Zatrzymujemy się nad drugim dniem zawodów:

- Pogoda wspaniała. Anglicy starają się o każdą piłkę, my czujemy się znacznie lepiej. Oni nie dopuszczają jednak do strzału. Gra jest otwarta, szczególnie Luska jest często pod bramką angielską. Po strzeleniu bramki, przez Rutkowskiego czy też Luskę, na trybunach niebywały entuzjazm. Ale Szkoci są znów przy głosie i robią co chcą.

Po meczu był bankiet. Anglicy nie rozumieli ani słowa, ale pomimo to zabawa była wesoła.

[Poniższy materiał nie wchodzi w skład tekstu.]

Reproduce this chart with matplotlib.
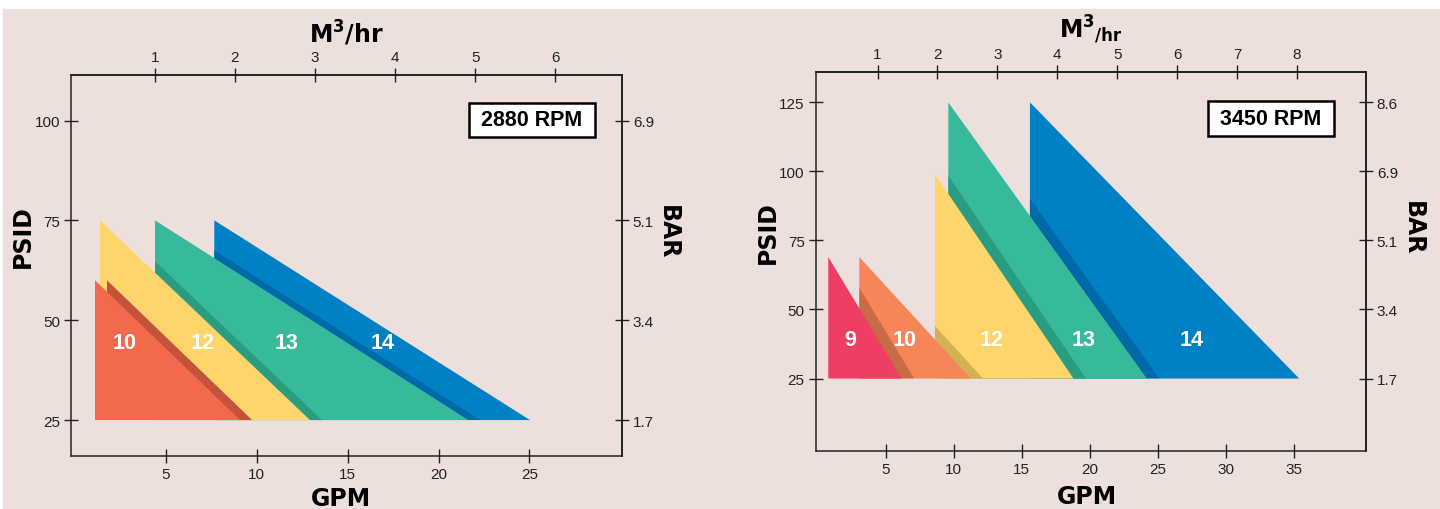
import matplotlib
matplotlib.use("Agg")
import matplotlib.pyplot as plt
from matplotlib.patches import Rectangle

# pump curves (GPM / PSID)
BASE_PSI = 25

left_names = ['10', '12', '13', '14']
left_x0 = [1.11, 1.39, 4.41, 7.67]
left_x1 = [9.09, 12.93, 21.64, 25.03]
left_top = [60, 75, 75, 75]
left_lab_x = [2.76, 7.05, 11.62, 16.95]
left_lab_y = 44.4

right_names = ['9', '10', '12', '13', '14']
right_x0 = [0.78, 3.06, 8.62, 9.60, 15.60]
right_x1 = [6.18, 11.25, 18.80, 24.19, 35.39]
right_top = [69, 69, 99, 125, 125]
right_lab_x = [2.37, 6.41, 12.81, 19.57, 27.5]
right_lab_y = 39.2

left_gpm_ticks = [5, 10, 15, 20, 25]
left_m3_ticks = [1, 2, 3, 4, 5, 6]
left_psi_ticks = [25, 50, 75, 100]
left_bar_labels = ['1.7', '3.4', '5.1', '6.9']

right_gpm_ticks = [5, 10, 15, 20, 25, 30, 35]
right_m3_ticks = [1, 2, 3, 4, 5, 6, 7, 8]
right_psi_ticks = [25, 50, 75, 100, 125]
right_bar_labels = ['1.7', '3.4', '5.1', '6.9', '8.6']

GPM_PER_M3 = 4.403

bg = '#EDE0DC'
red = '#F2694B'
pink = '#EF3E63'
orange = '#F68558'
yellow = '#FED56B'
teal = '#37BA9B'
blue = '#0080C5'
left_cols = [red, yellow, teal, blue]
left_shadow = ['#C5533B', '#2A9C80', '#006AA8']
right_cols = [pink, orange, yellow, teal, blue]
right_shadow = ['#C96B47', '#D2B255', '#2A9C80', '#006AA8']

plt.rcParams['font.family'] = ['Liberation Sans', 'DejaVu Sans']

W, H = 1440, 510
fig = plt.figure(figsize=(W / 100, H / 100), dpi=100)
fig.patch.set_facecolor('white')
fig.add_artist(Rectangle((3 / W, 0), 1, 1 - 10 / H, transform=fig.transFigure,
                         color=bg, zorder=0))


def px(x, y):
    return x / W, 1 - y / H


def panel(box, xlim, ylim, x0, x1, top, cols, shcols, shift, names, lx, ly,
          gpm_ticks, m3_ticks, psi_ticks, bar_labels, rpm, rpm_box):
    l, t, r, b = box
    ax = fig.add_axes([l / W, 1 - b / H, (r - l) / W, (b - t) / H])
    ax.set_facecolor('none')
    ax.set_xlim(xlim)
    ax.set_ylim(ylim)

    n = len(x0)
    for i in range(n - 1, -1, -1):
        z = 2 + 2 * (n - 1 - i)
        tri = ax.fill([x0[i], x0[i], x1[i]], [BASE_PSI, top[i], BASE_PSI],
                      color=cols[i], lw=0, zorder=z)[0]
        if i > 0:
            # darker strip: the smaller pump's shape shifted right, kept inside this one
            j = i - 1
            sh = ax.fill([x0[j] + shift, x0[j] + shift, x1[j] + shift],
                         [BASE_PSI, top[j], BASE_PSI],
                         color=shcols[j], lw=0, zorder=z + 1)[0]
            sh.set_clip_path(tri)
    for name, x in zip(names, lx):
        ax.text(x, ly, name, color='white', fontsize=15.5, fontweight='bold',
                ha='center', va='center', zorder=40)

    ax.set_xticks(gpm_ticks)
    ax.set_yticks(psi_ticks)
    for s in ax.spines.values():
        s.set_color('#222222')
        s.set_linewidth(1.1)
    ax.tick_params(direction='inout', length=9.5, width=1, colors='#222222',
                   labelsize=11, pad=3)

    topax = ax.secondary_xaxis('top', functions=(lambda g: g / GPM_PER_M3,
                                                 lambda m: m * GPM_PER_M3))
    topax.set_xticks(m3_ticks)
    topax.tick_params(direction='inout', length=9.5, width=1, colors='#222222',
                      labelsize=11, pad=3)
    topax.spines['top'].set_linewidth(1.1)

    rax = ax.secondary_yaxis('right')
    rax.set_yticks(psi_ticks, labels=bar_labels)
    rax.tick_params(direction='inout', length=9.5, width=1, colors='#222222',
                    labelsize=11, pad=3)
    rax.spines['right'].set_linewidth(1.1)

    bx0, by0, bx1, by1 = rpm_box
    fx0 = (bx0 - l) / (r - l)
    fx1 = (bx1 - l) / (r - l)
    fy0 = (b - by1) / (b - t)
    fy1 = (b - by0) / (b - t)
    ax.add_patch(Rectangle((fx0, fy0), fx1 - fx0, fy1 - fy0, transform=ax.transAxes,
                           fc='white', ec='black', lw=1.8, zorder=50))
    ax.text((fx0 + fx1) / 2, (fy0 + fy1) / 2, rpm, transform=ax.transAxes,
            ha='center', va='center', fontsize=15.5, fontweight='bold',
            color='black', zorder=51)
    return ax


panel((71, 76, 622, 457), (-0.21, 30.09), (16.0, 111.4),
      left_x0, left_x1, left_top, left_cols, left_shadow, 0.66,
      left_names, left_lab_x, left_lab_y,
      left_gpm_ticks, left_m3_ticks, left_psi_ticks, left_bar_labels,
      '2880 RPM', (469, 104, 595, 137.5))

panel((815.5, 73, 1366, 452.3), (-0.16, 40.3), (-1.35, 136.0),
      right_x0, right_x1, right_top, right_cols, right_shadow, 0.91,
      right_names, right_lab_x, right_lab_y,
      right_gpm_ticks, right_m3_ticks, right_psi_ticks, right_bar_labels,
      '3450 RPM', (1208, 101.7, 1334, 136.7))

title_kw = dict(family='DejaVu Sans', fontweight='bold', fontsize=17,
                color='black', ha='center', va='center')

# left panel axis titles
fig.text(*px(23, 237), 'PSID', rotation=90, **title_kw)
fig.text(*px(668, 232), 'BAR', rotation=-90, **title_kw)
fig.text(*px(341, 499), 'GPM', **title_kw)
fig.text(*px(346, 33), r'M$^{\mathbf{3}}$/hr', **title_kw)

# right panel axis titles
fig.text(*px(768, 233), 'PSID', rotation=90, **title_kw)
fig.text(*px(1413, 228), 'BAR', rotation=-90, **title_kw)
fig.text(*px(1087, 497), 'GPM', **title_kw)
fig.text(*px(1077, 30), r'M$^{\mathbf{3}}$', **title_kw)
fig.text(*px(1108, 35), '/hr', family='DejaVu Sans', fontweight='bold',
         fontsize=12, color='black', ha='center', va='center')

fig.savefig('out.png', dpi=100, facecolor=fig.get_facecolor())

Chętnie zaglądali do kieliszka i "pod gazem" odeszli nad ranem na dworzec, dokąd ich wszyscy odprowadziliśmy.
- Ogólne wrażenie z tych meczów?
- Pomimo wysokich przegranych wpływ był dodatni. Zaczęto myśleć o grze głową, nauczono się prowadzenia piłki, poczęto iść w kierunku systemu wiedeńskiego, będącego bardziej zbliżonym do gry angielskiej.

I oto po 25-ciu latach znowu zobaczymy zawodowców z mglistej wyspy. Ta sama "Wisła" sprowadza do Polski Chelsea. Czy wśród widzów znajdzie się stara gwardja, która tak dzielnie walczyła przed ćwierćwieczem ze Szkotami? (rg.)


źródło: http://buwcd.buw.uw.edu.pl/e_zbiory/ckcp/p_sportowy/1936/numer040/imagepages/image3.htm

1974 rok, niezidentyfikowana gazeta

, 1974 rok
[...]

Wreszcie do Krakowa w 1911 roku przyjechali piłkarze Aberdeen FC. Wprost ze Szkocji! Mistrzowie! Tłumy widzów na stadionie!

To, co pokazali Szkoci, wzbudziło powszechny zachwyt. Grali jakby od niechcenia, szybko podawali piłki i niestety nie wykazali przysłowiowego skąpstwa. Pierwszy mecz z Wisłą wygrali 9:1, a drugi - 8:1. Najbardziej przykre było to, że gracze Aberdeen wcale nie starali się zdobywać bramek „na siłę”. Lewoskrzydłowy Lenie grał pod publiczkę. Gdy dostał piłkę, potrafił minąć kilku graczy, zwodził ich, kiwał, dryblował, śmiał się z rywali. Opowiadano potem w Krakowie, że pilnujący go pomocnik Wisły, uważający siebie za bardzo dobrego zawodnika, po każdym nie udanym ataku na Leniego mruczał pod nosem: „Dobry gracz, dobry… kiwnął mnie”.